In the Monday letter addressed to Twitter’s general counsel Vijaya Gadde, Musk’s lawyers accused Twitter of refusing to provide information about spam and fake accounts that the billionaire, who is the world’s richest man, has been requesting since May 9.

Musk “must have a complete and accurate understanding of the very core of Twitter’s business model – its active user base,” the lawyers from the firm Skadden Arps, Slate, Meagher and Flom, stated. “Twitter’s latest offer to simply provide additional details regarding the company’s own testing methodologies, whether through written materials or verbal explanations, is tantamount to refusing Mr. Musk’s data requests.”

Twitter spokesman Scott Bisang referred The Post to the company’s Monday statement. “Twitter has and will continue to cooperatively share information with Mr. Musk to consummate the transaction in accordance with the terms of the merger agreement. We believe this agreement is in the best interest of all shareholders. We intend to close the transaction and enforce the merger agreement at the agreed price and terms.”

Twitter’s challenges with bots and fake accounts have been around almost as long as the 16-year-old platform. For years, the company has reported that bots and spam represent fewer than 5 percent of users on the service, a number that the company has derived from extensive audits. But some outside researchers, based on their studies, suggest that percentage is much higher – perhaps double or triple more.

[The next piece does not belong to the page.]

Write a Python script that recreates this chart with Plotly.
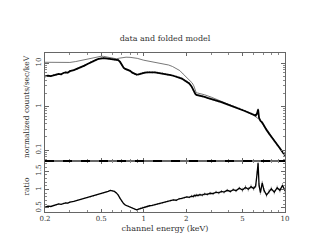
import plotly.graph_objects as go
from plotly.subplots import make_subplots

# ---- data ----
energy = [0.20,0.21,0.22,0.23,0.24,0.25,0.26,0.27,0.28,0.29,0.30,0.32,0.34,0.36,0.38,0.40,0.42,0.44,0.46,0.48,
          0.50,0.52,0.54,0.56,0.58,0.60,0.62,0.64,0.66,0.68,0.70,0.72,0.74,0.76,0.78,0.80,0.83,0.86,0.89,0.92,
          0.95,0.98,1.02,1.06,1.10,1.15,1.20,1.25,1.30,1.36,1.42,1.48,1.55,1.62,1.70,1.78,1.86,1.94,2.02,2.10,
          2.18,2.24,2.28,2.32,2.36,2.42,2.50,2.60,2.70,2.82,2.95,3.10,3.25,3.40,3.55,3.70,3.90,4.10,4.30,4.50,
          4.75,5.00,5.25,5.50,5.75,6.00,6.20,6.35,6.45,6.55,6.70,6.90,7.10,7.40,7.70,8.00,8.40,8.80,9.20,9.60,10.0]

counts = [4.9,5.1,5.0,5.3,5.4,5.6,5.5,5.9,6.1,6.0,6.5,6.9,7.4,8.0,8.7,9.5,10.4,11.0,11.8,12.5,
          12.9,13.0,12.8,12.6,12.5,12.3,12.0,11.9,11.6,10.6,9.0,7.8,7.3,7.1,6.9,6.6,6.0,5.6,5.4,5.5,
          5.7,5.9,6.0,6.1,6.2,6.1,6.1,6.0,5.9,5.8,5.6,5.4,5.3,5.1,4.9,4.7,4.4,4.0,3.75,3.4,
          2.9,2.4,2.1,1.95,1.85,1.82,1.78,1.72,1.66,1.58,1.52,1.44,1.37,1.31,1.26,1.20,1.13,1.07,1.01,0.96,
          0.90,0.84,0.78,0.73,0.69,0.64,0.62,0.70,0.86,0.55,0.47,0.43,0.36,0.29,0.24,0.20,0.16,0.13,0.11,0.09,0.075]

model_energy = [0.20,0.22,0.25,0.28,0.30,0.33,0.36,0.40,0.44,0.48,0.50,0.52,0.55,0.58,0.61,0.64,0.67,0.70,0.75,0.80,
                0.90,1.0,1.1,1.2,1.3,1.4,1.5,1.6,1.7,1.8,1.9,2.0,2.1,2.2,2.26,2.3,2.35,2.4,2.5,2.7,
                3.0,3.5,4.0,4.5,5.0,5.5,6.0,6.3,6.6,7.0,7.5,8.0,8.5,9.0,9.5,10.0]
model = [10.4,10.3,10.1,10.1,10.3,10.8,11.5,12.4,13.3,14.1,14.3,14.2,13.6,13.0,12.5,12.5,12.9,13.3,13.6,13.5,
         12.8,11.6,11.0,10.5,10.0,9.5,9.0,8.3,7.5,6.7,5.6,4.8,4.0,3.5,3.0,2.5,2.1,2.05,2.0,1.86,
         1.65,1.35,1.12,0.97,0.84,0.73,0.63,0.57,0.50,0.38,0.29,0.21,0.16,0.12,0.095,0.075]

ratio = [0.52,0.55,0.54,0.57,0.58,0.61,0.60,0.63,0.64,0.63,0.66,0.68,0.71,0.73,0.76,0.78,0.80,0.82,0.84,0.87,
         0.89,0.91,0.93,0.95,0.98,0.97,0.95,0.91,0.85,0.76,0.68,0.62,0.58,0.56,0.55,0.53,0.50,0.47,0.45,0.47,
         0.49,0.51,0.52,0.54,0.56,0.57,0.59,0.61,0.62,0.64,0.66,0.68,0.70,0.72,0.71,0.75,0.76,0.78,0.80,0.79,
         0.82,0.81,0.84,0.83,0.85,0.84,0.86,0.85,0.88,0.87,0.90,0.89,0.93,0.91,0.95,0.93,0.98,0.95,1.00,0.97,
         1.04,0.99,1.06,1.01,1.08,1.03,1.10,1.45,1.72,1.12,0.92,1.18,0.98,0.85,0.95,1.02,0.93,1.05,0.98,1.12,0.97]

ratio_err = [0.015,0.015,0.015,0.015,0.015,0.015,0.015,0.015,0.015,0.015,
             0.015,0.015,0.015,0.015,0.015,0.015,0.015,0.015,0.015,0.015,
             0.015,0.015,0.015,0.015,0.015,0.015,0.015,0.015,0.015,0.015,
             0.015,0.015,0.015,0.015,0.015,0.015,0.015,0.015,0.015,0.015,
             0.025,0.025,0.025,0.025,0.025,0.025,0.025,0.025,0.025,0.025,
             0.025,0.025,0.025,0.025,0.025,0.025,0.025,0.025,0.025,0.025,
             0.04,0.04,0.04,0.04,0.04,0.04,0.04,0.04,0.04,0.04,
             0.04,0.04,0.04,0.04,0.04,0.04,0.04,0.04,0.04,0.04,0.04,
             0.06,0.06,0.06,0.06,0.06,0.06,0.06,0.06,0.06,0.06,
             0.06,0.06,0.06,0.06,0.06,0.06,0.06,0.06,0.06,0.06]

x_ticks = [0.2, 0.5, 1, 2, 5, 10]
x_ticktext = ["0.2", "0.5", "1", "2", "5", "10"]
y_ticks = [0.1, 1, 10]
y_ticktext = ["0.1", "1", "10"]
r_ticks = [0.5, 1, 1.5]
r_ticktext = ["0.5", "1", "1.5"]

FONT = "DejaVu Serif"
TXT = "#333333"

fig = make_subplots(rows=2, cols=1, shared_xaxes=True, vertical_spacing=0,
                    row_heights=[0.679, 0.321])

fig.add_trace(go.Scatter(x=model_energy, y=model, mode="lines",
                         line=dict(color="#555555", width=0.8), showlegend=False), row=1, col=1)
fig.add_trace(go.Scatter(x=energy, y=counts, mode="lines",
                         line=dict(color="black", width=1.8),
                         error_y=dict(type="percent", value=5, color="#777777", thickness=0.8, width=0),
                         showlegend=False), row=1, col=1)
fig.add_trace(go.Scatter(x=energy, y=ratio, mode="lines",
                         line=dict(color="black", width=1.3),
                         error_y=dict(type="data", array=ratio_err, color="#888888", thickness=0.8, width=0),
                         showlegend=False), row=2, col=1)
fig.add_hline(y=1, line=dict(color="#888888", width=0.8, dash="dash"), row=2, col=1)

axis_common = dict(showgrid=False, zeroline=False, showline=True, linecolor="#666666",
                   linewidth=1, mirror="ticks", ticks="inside", tickcolor="#666666",
                   tickfont=dict(family=FONT, size=7, color=TXT))

fig.update_xaxes(type="log", range=[-0.69897, 1.0], tickvals=x_ticks, ticktext=x_ticktext,
                 ticklen=3, minor=dict(ticks="inside", ticklen=2, dtick="D1", tickcolor="#888888"),
                 **axis_common)
fig.update_xaxes(showticklabels=False, row=1, col=1)
fig.update_xaxes(title=dict(text="channel energy (keV)", font=dict(family=FONT, size=8, color=TXT),
                            standoff=2), row=2, col=1)

fig.update_yaxes(type="log", range=[-1.25, 1.23], tickvals=y_ticks, ticktext=y_ticktext,
                 ticklen=4, tickangle=-90,
                 minor=dict(ticks="inside", ticklen=2, dtick="D1", tickcolor="#888888"),
                 title=dict(text="normalized counts/sec/keV", font=dict(family=FONT, size=7.5, color=TXT),
                            standoff=4),
                 row=1, col=1, **axis_common)
fig.update_yaxes(range=[0.39, 1.78], tickvals=r_ticks, ticktext=r_ticktext, ticklen=4, tickangle=-90,
                 minor=dict(ticks="inside", ticklen=2, dtick=0.1, tickcolor="#888888"),
                 title=dict(text="ratio", font=dict(family=FONT, size=7.5, color=TXT), standoff=4),
                 row=2, col=1, **axis_common)

fig.update_layout(
    width=314, height=243,
    margin=dict(l=37, r=37, t=45, b=39),
    paper_bgcolor="white", plot_bgcolor="white",
    title=dict(text="data and folded model", x=0.5, xanchor="center", y=1 - 30/243, yanchor="middle",
               font=dict(family=FONT, size=8, color=TXT)),
    shapes=[dict(type="line", xref="paper", yref="paper", x0=0, x1=1, y0=0.321, y1=0.321,
                 line=dict(color="black", width=2))],
)

fig.write_html("out.html")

Musk began complaining about the bot issue soon after he agreed to acquire and take the company private for $44 billion in April. He has used his own massive Twitter megaphone to threaten to put the deal “on hold” and insisted the deal could not “move forward” until Twitter provided further proof of its methods for detecting spam.

Musk has committed more than $33 billion of his own wealth, which largely comes from his ownership of Tesla, to complete the deal. But as the stock market has been roiled by a global downturn, Tesla share values have plummeted, and some analysts have speculated that Musk has buyer’s remorse.